Now that I think about it however, I could keep the "G" setup I have now to use with my PCs and ReplayTVs and run a separate "N" network with 2 routers just for the Tivos (and put "G" network on channel 11 & "N" network on separate SSID on channel 1 to minimize interference between them). For TTG purposes (which I use less frequently) I could switch PC over to my "N" network when necessary but keep in on the "G" network most of the time. Sounds workable....


----------



## bareyb (Dec 1, 2000)

moyekj said:


> It's not a range problem. The problem is I have DVRs in 3 different rooms in the house (I have 3 ReplayTVs in addition to the 2 S3s), and 2 of the rooms are away from where my main router & cable modem reside, hence I need the main router + 2 bridges. My wife & kids still use the ReplayTVs so I have to keep them networked.
> 
> Now that I think about it however, I could keep the "G" setup I have now to use with my PCs and ReplayTVs and run a separate "N" network with 2 routers just for the Tivos (and put "G" network on channel 11 & "N" network on separate SSID on channel 1 to minimize interference between them). For TTG purposes (which I use less frequently) I could switch PC over to my "N" network when necessary but keep in on the "G" network most of the time. Sounds workable....


That sounds like a good plan. The AE came with some instructions for a Dual Network such as the one you describe and it's quite doable. There's just a setting or two you have to select and it's done.

By the way, I saw in your post that wireless G adapters you got at Amazon didn't function as well as you had hoped they would. That alone is a valid enough reason for a free return to Amazon. Amazon acknowledges this as a valid reason for return so you don't even have to feel guilty for sending them back. It is one of the choices on the "reason why you are returning this product" drop-down menu. Not only is it okay, they will pay the shipping back since "it's not your fault". So that's $85.00 you could get back and put towards the new router right there... Just sayin'...


----------



## aaronwt (Jan 31, 2002)

moyekj said:


> Still doesn't change the fact he is getting > 30 Mbps (~14 GB/hour) on a wireless network which is pretty darn good considering most HD recordings are 8GB/hour or less. At those speeds you can watch in real time and all commercials can be skipped without any waiting.


I still don't know why my speeds don't reach that. I guess i can try putting my TiVos on a separate VLAN and see if that helps.
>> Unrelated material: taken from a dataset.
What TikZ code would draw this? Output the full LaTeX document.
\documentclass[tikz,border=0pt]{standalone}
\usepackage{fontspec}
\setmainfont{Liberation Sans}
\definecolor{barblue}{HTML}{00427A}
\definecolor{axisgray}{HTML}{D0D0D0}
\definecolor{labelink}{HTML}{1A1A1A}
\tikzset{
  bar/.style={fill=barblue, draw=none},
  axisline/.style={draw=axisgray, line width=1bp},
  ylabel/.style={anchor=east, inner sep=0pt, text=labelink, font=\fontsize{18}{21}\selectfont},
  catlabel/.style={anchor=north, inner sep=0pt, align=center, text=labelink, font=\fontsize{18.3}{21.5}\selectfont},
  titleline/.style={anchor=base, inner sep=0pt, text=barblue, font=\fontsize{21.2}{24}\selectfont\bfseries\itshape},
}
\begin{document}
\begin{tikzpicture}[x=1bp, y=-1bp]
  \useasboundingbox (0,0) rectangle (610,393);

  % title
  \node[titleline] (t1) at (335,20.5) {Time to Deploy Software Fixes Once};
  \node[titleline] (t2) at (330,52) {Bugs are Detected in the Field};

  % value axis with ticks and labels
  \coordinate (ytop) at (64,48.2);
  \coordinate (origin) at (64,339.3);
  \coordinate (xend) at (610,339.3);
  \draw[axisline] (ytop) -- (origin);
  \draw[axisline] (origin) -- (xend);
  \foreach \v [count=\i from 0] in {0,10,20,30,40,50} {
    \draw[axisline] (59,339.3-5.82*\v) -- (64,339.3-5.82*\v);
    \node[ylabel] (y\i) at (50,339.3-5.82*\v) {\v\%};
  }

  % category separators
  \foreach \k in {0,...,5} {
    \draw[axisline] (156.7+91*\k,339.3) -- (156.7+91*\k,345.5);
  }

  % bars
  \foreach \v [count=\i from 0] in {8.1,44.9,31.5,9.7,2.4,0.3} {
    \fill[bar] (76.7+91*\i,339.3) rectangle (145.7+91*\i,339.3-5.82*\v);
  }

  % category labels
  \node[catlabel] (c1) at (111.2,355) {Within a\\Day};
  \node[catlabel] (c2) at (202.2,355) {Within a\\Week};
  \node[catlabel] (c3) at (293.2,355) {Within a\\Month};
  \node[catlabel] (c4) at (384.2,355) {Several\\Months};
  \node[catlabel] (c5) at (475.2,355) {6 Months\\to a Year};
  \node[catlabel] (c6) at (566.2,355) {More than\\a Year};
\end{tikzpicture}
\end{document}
I just know bandwidth isn't a problem. 500mbs is easy from my pcs if I transfer to my NAS drives and another PC concurrently.


----------



## aristoBrat (Dec 30, 2002)

bareyb said:


> My setup:
> 
> One Apple Airport Express in my home office wired to my Cable Modem. Another Apple Airport Express in my entertainment rack in the living room. The two Airports communicate together wirelessly (WDS) at "N" speeds. The router in the living room is directly connected (via ethernet cable) to the ethernet ports on my two Series 3 TiVo's.


For the sake of folks not familiar with Apple's Airport routers, you mean Airport Extreme ($179) above instead of Airport Express ($99), right?


----------



## Rolento76 (Nov 18, 2006)

bareyb said:


> My setup:
> 
> One Apple Airport Express in my home office wired to my Cable Modem. Another Apple Airport Express in my entertainment rack in the living room. The two Airports communicate together wirelessly (WDS) at "N" speeds. The router in the living room is directly connected (via ethernet cable) to the ethernet ports on my two Series 3 TiVo's.
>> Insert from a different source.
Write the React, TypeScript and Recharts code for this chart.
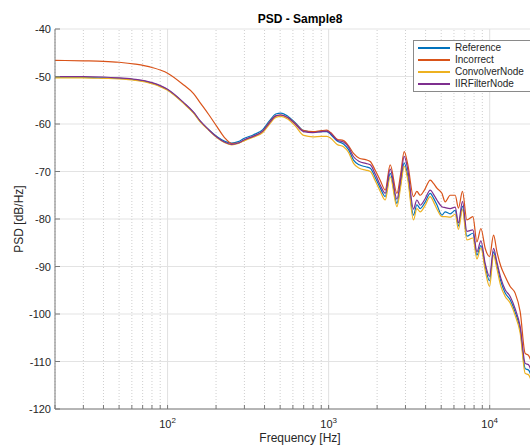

Just to clarify... you have both TiVos connected by ethernet cables to the same router?


----------



## moyekj (Jan 24, 2006)

Rolento76 said:


> Just to clarify... you have both TiVos connected by ethernet cables to the same router?


 No, the setup is a wireless bridge configuration which allows you to connect distant ethernet enabled devices wirelessly:
Tivo1 ethernet---router1***router2---Tivo2 ethernet
where:
*** = wireless connection
--- = wired connection


----------



## moyekj (Jan 24, 2006)

aristoBrat said:


> For the sake of folks not familiar with Apple's Airport routers, you mean Airport Extreme ($179) above instead of Airport Express ($99), right?
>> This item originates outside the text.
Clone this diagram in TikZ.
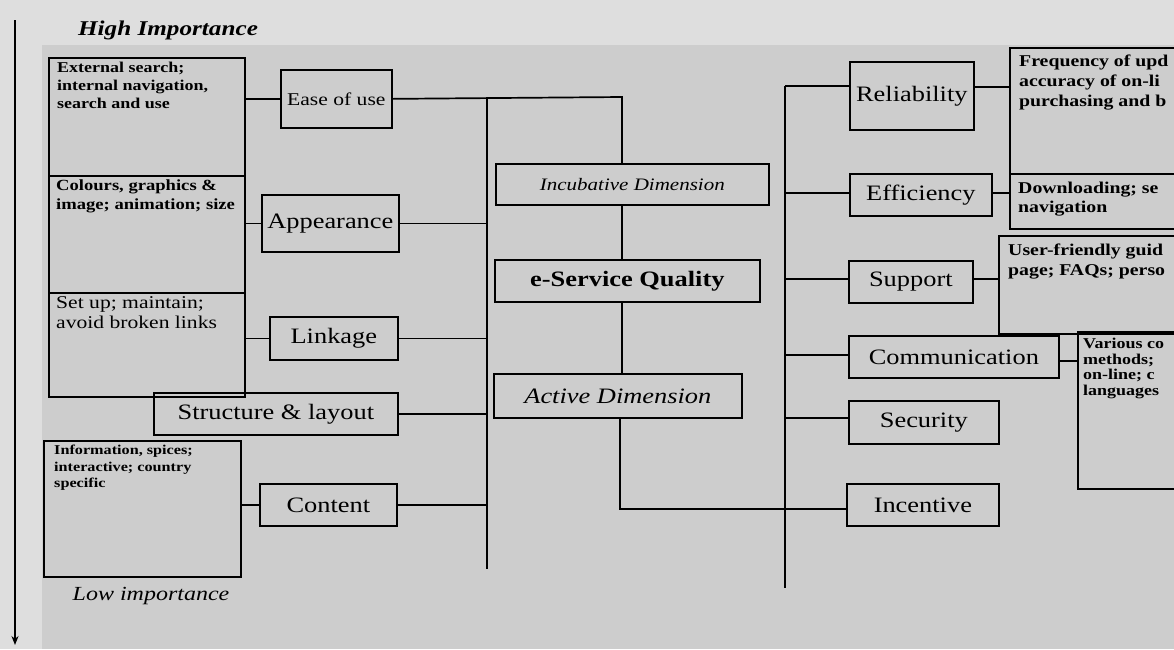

 Yes. I just ordered 2 from Amazon:
Apple AirPort Extreme Base Station (Gigabit) MB053LL/A (current $167 at Amazon)
Here's a link to apple site for product description:
http://store.apple.com/1-800-MY-APP...USB4905127&esvadt=999999-0-56227-1&esvid=2097


----------



## Rolento76 (Nov 18, 2006)

moyekj said:


> Yes. I just ordered 2 from Amazon:
> Apple AirPort Extreme Base Station (Gigabit) MB053LL/A (current $167 at Amazon)
> Here's a link to apple site for product description:
> http://store.apple.com/1-800-MY-APP...USB4905127&esvadt=999999-0-56227-1&esvid=2097


Please keep us updated in this thread when you have your Airport Extremes set up. I am considering the same setup. Thanks!


----------



## bareyb (Dec 1, 2000)

aristoBrat said:


> For the sake of folks not familiar with Apple's Airport routers, you mean Airport Extreme ($179) above instead of Airport Express ($99), right?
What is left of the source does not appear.